Most states do not offer paid paternity leave, but it is still recommended for new fathers to ask their employer if there are any paternity leave considerations. It is better for the new father to ask the boss directly and not depend on the opinion of his peers because some people do not want to take paternity leave. They are afraid it will hamper their career or they would prefer not to take care of an infant. Even if the company does not offer paid paternity leave, it may be possible for the parent to negotiate flexible working hours in order to spend more time at home. Some states offer unpaid programs that will protect the employee’s job during parental leave.
The first step is for the new parent to examine the employee handbook. If the company offers maternity leave, it has to offer paternity leave. In fact, it is usually called parental leave. Companies may offer eight or more weeks of paid parental leave. There are other possibilities. For example, as long as the employee follows the requirements of an employee’s benefits policy, he may create a block of time with sick, vacation and other leave to create parental leave according to the federal law. Some people prefer this because it allows them to be at work some of the time, which will help keep them in good standing with the boss. It is important for the employee to make sure the employer is not too inconvenienced by the extended absence.

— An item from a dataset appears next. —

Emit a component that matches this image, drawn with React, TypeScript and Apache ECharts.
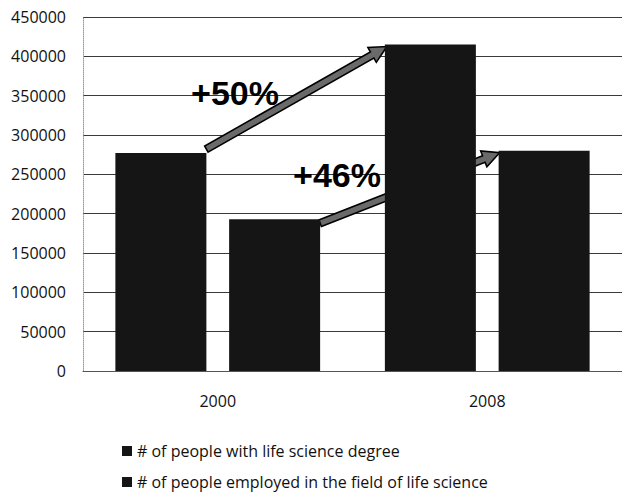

Before writing the request letter for paternity leave, the employee should make sure he is eligible. There may be terms and conditions given in his contract that relate to any kind of leave. In most cases, this means the employee must have worked for a certain number of weeks, months or years before they are eligible for certain kinds of leave. In California, employees must be paying into the state disability insurance to qualify for paid family leave. There are forms that need to be filled out and proof of the employee’s relationship with the child, whether natural, adopted or foster. If an employee is not sure of his company’s policies, or whether he qualifies, he should speak to the Human Resources department.
If the person does not have any kind of paid leave, but would like to take a few days or weeks off work to help with the new family member, they may be able to take unpaid leave without losing their job under the FMLA. However, not all employers are covered by FMLA, so the person should ask the Human Resources department if the company complies with the act. It may be wise for a person requesting unpaid leave to offer to work part-time or during specified hours. The employer may be willing to allow the person to work half-days or only two or three days a week. If two people work for the same employer, there may be a limitation of the amount of combined leave they can take.
It is recommended to request paternal leave far enough in advance so that the employee and employer get all of their questions answered. Sending a paternity leave letter is the best option because it gives the employee the chance to explain all the circumstances surrounding the request. It also gives the employer time to make sure the employee’s work will be covered.
Below is a sample request letter for paternity leave. It should be a formal business letter and sent at least one month before the leave will start. The employee should keep a copy of the letter. It can be hand delivered or sent by registered mail.
Sample Request Letter for Paternity Leave
Name of Employee
Address of Employee
City, State, Zip Code
Name of Employer
Name of Company
Address of Company
City, State, Zip Code
RE: Request for parental leave.
Dear Mr. Name of Employer:
I work in the company as a project manager. My supervisor is Name of Supervisor. This letter is a formal request for me to take parental leave for 30 days starting on the day the baby is born. My wife will deliver our new baby on or about DATE, and I would like to be by her side. We have no other help at this time because my wife’s parents are too old to travel here and help, and my mother will come only a week after the baby is born. I am requesting leave more than 30 days before the required date.
I have referred to the employee’s handbook, and understand that I am allowed four weeks paternity leave with half pay. I have spoken to my immediate supervisor and plan to complete all of my current projects before I take leave. Name of Employee will oversee any new projects, and I will be at home and available to help any if required.
I look forward to your favorable reply to my application. If you have any questions, I can be reached at Phone Number or Email Address. Thank you for your consideration of my request.